Managing Experiments
Experiment sub-directories
When iterating on a model you typically need different reward functions, action spaces, hyperparameters, and track settings across runs. By default DRfC stores all of this in run.env and custom_files/ at the root of the installation, which can become difficult to manage over time.
The experiment sub-directory feature lets you keep every config and custom file for a training run in its own folder under experiments/. DRfC then picks up those files automatically when you activate with the experiment name.
Directory structure
deepracer-for-cloud/
├── experiments/
│ ├── sprint-v1/
│ │ ├── run.env
│ │ ├── worker-2.env # optional – multi-worker only
│ │ └── custom_files/
│ │ ├── reward_function.py
│ │ ├── model_metadata.json
│ │ └── hyperparameters.json
│ └── sprint-v2/
│ ├── run.env
│ └── custom_files/
│ └── ...
├── system.env
└── ...
The experiments/ directory is excluded from git (via .gitignore) to avoid committing sensitive configuration and credentials.
Setting up your first experiment
-
Create the directory structure (run from the DRfC root):
mkdir -p experiments/sprint-v1/custom_files -
Copy your current run configuration into the experiment:
cp run.env experiments/sprint-v1/ cp custom_files/* experiments/sprint-v1/custom_files/If you are using multiple workers, copy the worker env files too:
cp worker-*.env experiments/sprint-v1/ -
Activate with the experiment name using the
-eflag:source bin/activate.sh -e sprint-v1
Activating an experiment
There are two ways to select an experiment:
Option A — -e flag (recommended)
Pass the experiment name when sourcing the activation script.
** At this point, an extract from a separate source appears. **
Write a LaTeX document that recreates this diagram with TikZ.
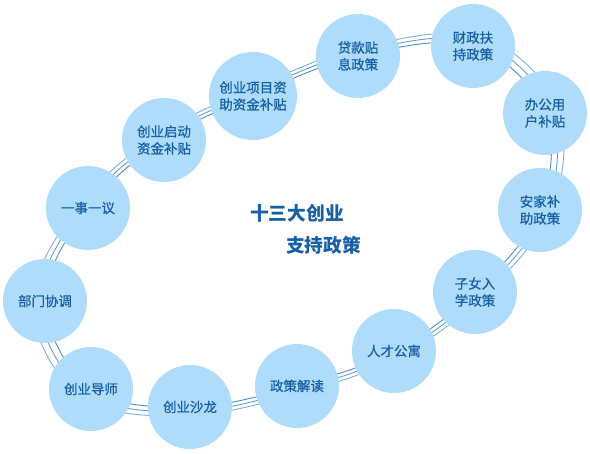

This takes precedence over anything in system.env:
source bin/activate.sh -e sprint-v1
Option B — DR_EXPERIMENT_NAME in system.env
Uncomment and set the variable in system.env:
DR_EXPERIMENT_NAME=sprint-v1
Then run dr-update or re-source bin/activate.sh. Use this option if you want the experiment to persist across shell sessions automatically.
When DR_EXPERIMENT_NAME is set (by either method), DRfC will:
- Load
run.envfromexperiments/<name>/run.env - Load
worker-N.envfromexperiments/<name>/worker-N.env(multi-worker) - Sync
custom_filesto/fromexperiments/<name>/custom_files/ - Show
Experiment: <name>indr-summary
If the experiment directory does not exist, activation will abort with an error.
Iterating to a new experiment
Copy the entire experiment folder to a new name and update the model prefix in run.env:
cp -av experiments/sprint-v1 experiments/sprint-v2
Edit experiments/sprint-v2/run.env to update DR_LOCAL_S3_MODEL_PREFIX (and DR_LOCAL_S3_PRETRAINED_PREFIX if you want to continue training from the previous experiment's model), then activate the new experiment:
source bin/activate.sh -e sprint-v2
Custom files upload and download
dr-upload-custom-files and dr-download-custom-files are experiment-aware. When an experiment is active they sync against experiments/<name>/custom_files/ instead of the root custom_files/ directory.
Running Multiple Parallel Experiments
It is possible to run multiple experiments on one computer in parallel. This is possible both in swarm and compose mode, and is controlled by DR_RUN_ID in run.env.
The feature works by creating unique prefixes to the container names:
- In Swarm mode this is done through defining a stack name (default: deepracer-0)
- In Compose mode this is done through adding a project name.
Suggested way to use the feature
By default run.env is loaded when DRfC is activated - but it is possible to load a separate configuration through source bin/activate.sh <filename>, or through source bin/activate.sh -e <experiment-name> when using experiment sub-directories.
The best way to use this feature is to have a bash-shell per experiment, and to load a separate configuration per shell.
After activating one can control each experiment independently through using the dr-* commands.
If using local or Azure the S3 / Minio instance will be shared, and is running only once.